=== RECORDED DATA ===

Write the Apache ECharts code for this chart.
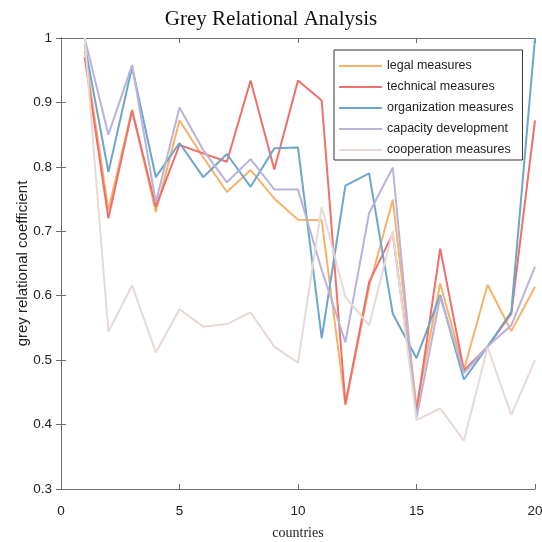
<!DOCTYPE html>
<html>
<head>
<meta charset="utf-8">
<script src="https://cdn.jsdelivr.net/npm/echarts@6/dist/echarts.min.js"></script>
<style>
  html, body { margin: 0; padding: 0; background: #fff; }
  #main { width: 542px; height: 542px; }
</style>
</head>
<body>
<div id="main"></div>
<script>
// countries 1..20
var countries = [1, 2, 3, 4, 5, 6, 7, 8, 9, 10, 11, 12, 13, 14, 15, 16, 17, 18, 19, 20];
var names = ['legal measures', 'technical measures', 'organization measures', 'capacity development', 'cooperation measures'];
var colors = ['#F6B26B', '#EF6F6C', '#6EA6C9', '#B9B3DC', '#E6DAD6'];

var legal = [0.98, 0.733, 0.889, 0.730, 0.872, 0.815, 0.761, 0.795, 0.751, 0.718, 0.717, 0.430, 0.614, 0.749, 0.428, 0.619, 0.485, 0.617, 0.545, 0.614];
var technical = [0.97, 0.720, 0.887, 0.738, 0.834, 0.821, 0.808, 0.934, 0.796, 0.934, 0.903, 0.432, 0.621, 0.696, 0.420, 0.673, 0.484, 0.521, 0.572, 0.872];
var organization = [0.99, 0.792, 0.955, 0.784, 0.837, 0.784, 0.820, 0.769, 0.829, 0.830, 0.534, 0.771, 0.790, 0.572, 0.503, 0.601, 0.470, 0.521, 0.575, 1.0];
var capacity = [1.0, 0.850, 0.958, 0.745, 0.892, 0.826, 0.776, 0.812, 0.765, 0.765, 0.640, 0.528, 0.728, 0.799, 0.410, 0.598, 0.480, 0.521, 0.554, 0.645];
var cooperation = [1.0, 0.544, 0.616, 0.512, 0.579, 0.552, 0.556, 0.574, 0.521, 0.496, 0.738, 0.598, 0.554, 0.700, 0.407, 0.425, 0.375, 0.520, 0.415, 0.500];

var allData = [legal, technical, organization, capacity, cooperation];

function pairs(vals) {
	return countries.map(function(c, i) { return [c, vals[i]]; });
}

var axisLine = { show: true, lineStyle: { color: '#6e6e6e', width: 1 } };
var tickIn = { show: true, inside: true, length: 5, lineStyle: { color: '#6e6e6e' } };

var myChart = echarts.init(document.getElementById('main'));
var option = {
	animation: false,
	backgroundColor: '#fff',
	title: {
		text: 'Grey Relational Analysis',
		left: 'center',
		top: 4,
		textStyle: { fontFamily: 'Liberation Serif', fontWeight: 'normal', fontSize: 21, color: '#111' }
	},
	legend: {
		orient: 'vertical',
		left: 334,
		top: 50,
		padding: [9, 9, 3, 5],
		itemGap: 7,
		itemWidth: 43,
		itemHeight: 2,
		icon: 'rect',
		borderColor: '#333',
		borderWidth: 1,
		backgroundColor: '#fff',
		data: names,
		textStyle: { fontFamily: 'Liberation Sans', fontSize: 12.5, lineHeight: 14, color: '#222' }
	},
	grid: { left: 61, right: 7, top: 38, bottom: 53, outerBoundsMode: 'none' },
	xAxis: [{
		type: 'value',
		min: 0, max: 20, interval: 5,
		name: 'countries',
		nameLocation: 'middle',
		nameGap: 37,
		nameMoveOverlap: false,
		nameTextStyle: { fontFamily: 'Liberation Serif', fontSize: 14, color: '#222' },
		axisLine: axisLine,
		axisTick: tickIn,
		splitLine: { show: false },
		axisLabel: { margin: 15, fontFamily: 'Liberation Sans', fontSize: 13.5, color: '#222' }
	}, {
		type: 'value', position: 'top',
		min: 0, max: 20, interval: 5,
		axisLine: axisLine,
		axisTick: tickIn,
		splitLine: { show: false },
		axisLabel: { show: false }
	}],
	yAxis: [{
		type: 'value',
		min: 0.3, max: 1, interval: 0.1,
		name: 'grey relational coefficient',
		nameLocation: 'middle',
		nameGap: 31,
		nameMoveOverlap: false,
		nameTextStyle: { fontFamily: 'Liberation Sans', fontSize: 15, color: '#222' },
		axisLine: axisLine,
		axisTick: tickIn,
		splitLine: { show: false },
		axisLabel: {
			margin: 9, fontFamily: 'Liberation Sans', fontSize: 13.5, color: '#222',
			formatter: function(v) { return String(parseFloat(v.toFixed(1))); }
		}
	}, {
		type: 'value', position: 'right',
		min: 0.3, max: 1, interval: 0.1,
		axisLine: axisLine,
		axisTick: tickIn,
		splitLine: { show: false },
		axisLabel: { show: false }
	}],
	series: names.map(function(n, i) {
		return {
			name: n,
			type: 'line',
			data: pairs(allData[i]),
			symbol: 'none',
			color: colors[i],
			lineStyle: { width: 2, color: colors[i] }
		};
	})
};
myChart.setOption(option);
</script>
</body>
</html>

===

== TASK BRIEF ==
Everything from the top line of the data down to and including the line with "['#F6B26B', '#EF6F6C', '#6EA6C9', '#B9B3DC', '#E6DAD6'];" is to be copied, except the pictures.

== REPLY TO THE TASK ==
Write the Apache ECharts code for this chart.
<!DOCTYPE html>
<html>
<head>
<meta charset="utf-8">
<script src="https://cdn.jsdelivr.net/npm/echarts@6/dist/echarts.min.js"></script>
<style>
  html, body { margin: 0; padding: 0; background: #fff; }
  #main { width: 542px; height: 542px; }
</style>
</head>
<body>
<div id="main"></div>
<script>
// countries 1..20
var countries = [1, 2, 3, 4, 5, 6, 7, 8, 9, 10, 11, 12, 13, 14, 15, 16, 17, 18, 19, 20];
var names = ['legal measures', 'technical measures', 'organization measures', 'capacity development', 'cooperation measures'];
var colors = ['#F6B26B', '#EF6F6C', '#6EA6C9', '#B9B3DC', '#E6DAD6'];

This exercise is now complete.